(Data block):
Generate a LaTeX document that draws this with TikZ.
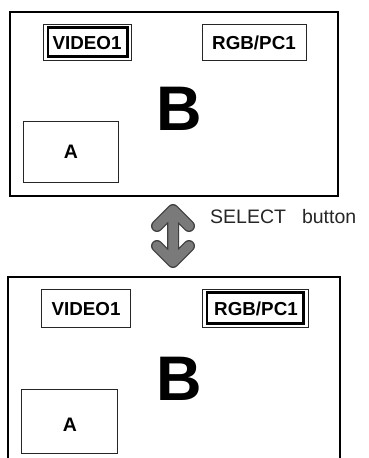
\documentclass[tikz,border=0pt]{standalone}
\usepackage{fontspec}
\setmainfont{Liberation Sans}
\begin{document}
\begin{tikzpicture}[x=1pt,y=-1pt,
  frame/.style={draw=black,line width=2pt},
  box/.style={draw=black!85,line width=1pt},
  selbox/.style={draw=black,line width=2.5pt},
  lbl/.style={inner sep=0pt,anchor=base,font=\bfseries\fontsize{18.8}{19}\selectfont},
  big/.style={inner sep=0pt,anchor=base,font=\bfseries\fontsize{63}{63}\selectfont},
  note/.style={inner sep=0pt,anchor=base west,text=black!85,font=\fontsize{19.5}{20}\selectfont}]
\useasboundingbox (0,0) rectangle (368,458);
% top screen
\draw[frame] (10,12) rectangle (338,196);
\draw[box] (43,24) rectangle (131,60);
\draw[selbox] (48,27.5) rectangle (127.5,56.5);
\node[lbl] (v1) at (87,49.5) {VIDEO1};
\draw[box] (202,24) rectangle (306,60);
\node[lbl] (r1) at (254,49.5) {RGB/PC1};
\node[big] (b1) at (179,130) {B};
\draw[box] (23,121) rectangle (118,182);
\node[lbl,font=\bfseries\fontsize{19.5}{20}\selectfont] (a1) at (71,158.5) {A};
% arrow
\draw[line width=12pt,draw=black!75,line cap=round,line join=round]
  (173,212) -- (173,260)
  (157,226) -- (173,210) -- (189,226)
  (157,246) -- (173,262) -- (189,246);
\draw[line width=9.5pt,draw=black!52,line cap=round,line join=round]
  (173,212) -- (173,260)
  (157,226) -- (173,210) -- (189,226)
  (157,246) -- (173,262) -- (189,246);
\node[note] (sel) at (210,223) {SELECT\hspace{16pt}button};
% bottom screen
\draw[frame] (8,460) -- (8,277) -- (340,277) -- (340,460);
\draw[box] (41,289) rectangle (130,327);
\node[lbl] (v2) at (86,315) {VIDEO1};
\draw[box] (202,289) rectangle (308,327);
\draw[selbox] (207,292.5) rectangle (303.5,323.5);
\node[lbl] (r2) at (256,315) {RGB/PC1};
\node[big] (b2) at (179,400) {B};
\draw[box] (21,389) rectangle (117,453);
\node[lbl,font=\bfseries\fontsize{19.5}{20}\selectfont] (a2) at (70,431) {A};
\end{tikzpicture}
\end{document}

(Exercise objective):
Omit the pictures and reproduce the listing exactly.

(Solution for this task):
Generate a LaTeX document that draws this with TikZ.
\documentclass[tikz,border=0pt]{standalone}
\usepackage{fontspec}
\setmainfont{Liberation Sans}
\begin{document}
\begin{tikzpicture}[x=1pt,y=-1pt,
  frame/.style={draw=black,line width=2pt},
  box/.style={draw=black!85,line width=1pt},
  selbox/.style={draw=black,line width=2.5pt},
  lbl/.style={inner sep=0pt,anchor=base,font=\bfseries\fontsize{18.8}{19}\selectfont},
  big/.style={inner sep=0pt,anchor=base,font=\bfseries\fontsize{63}{63}\selectfont},
  note/.style={inner sep=0pt,anchor=base west,text=black!85,font=\fontsize{19.5}{20}\selectfont}]
\useasboundingbox (0,0) rectangle (368,458);
% top screen
\draw[frame] (10,12) rectangle (338,196);
\draw[box] (43,24) rectangle (131,60);
\draw[selbox] (48,27.5) rectangle (127.5,56.5);
\node[lbl] (v1) at (87,49.5) {VIDEO1};
\draw[box] (202,24) rectangle (306,60);
\node[lbl] (r1) at (254,49.5) {RGB/PC1};
\node[big] (b1) at (179,130) {B};
\draw[box] (23,121) rectangle (118,182);
\node[lbl,font=\bfseries\fontsize{19.5}{20}\selectfont] (a1) at (71,158.5) {A};
% arrow
\draw[line width=12pt,draw=black!75,line cap=round,line join=round]
  (173,212) -- (173,260)
  (157,226) -- (173,210) -- (189,226)
  (157,246) -- (173,262) -- (189,246);
\draw[line width=9.5pt,draw=black!52,line cap=round,line join=round]
  (173,212) -- (173,260)
  (157,226) -- (173,210) -- (189,226)
  (157,246) -- (173,262) -- (189,246);
\node[note] (sel) at (210,223) {SELECT\hspace{16pt}button};
% bottom screen
\draw[frame] (8,460) -- (8,277) -- (340,277) -- (340,460);
\draw[box] (41,289) rectangle (130,327);
\node[lbl] (v2) at (86,315) {VIDEO1};
\draw[box] (202,289) rectangle (308,327);
\draw[selbox] (207,292.5) rectangle (303.5,323.5);
\node[lbl] (r2) at (256,315) {RGB/PC1};
\node[big] (b2) at (179,400) {B};
\draw[box] (21,389) rectangle (117,453);
\node[lbl,font=\bfseries\fontsize{19.5}{20}\selectfont] (a2) at (70,431) {A};
\end{tikzpicture}
\end{document}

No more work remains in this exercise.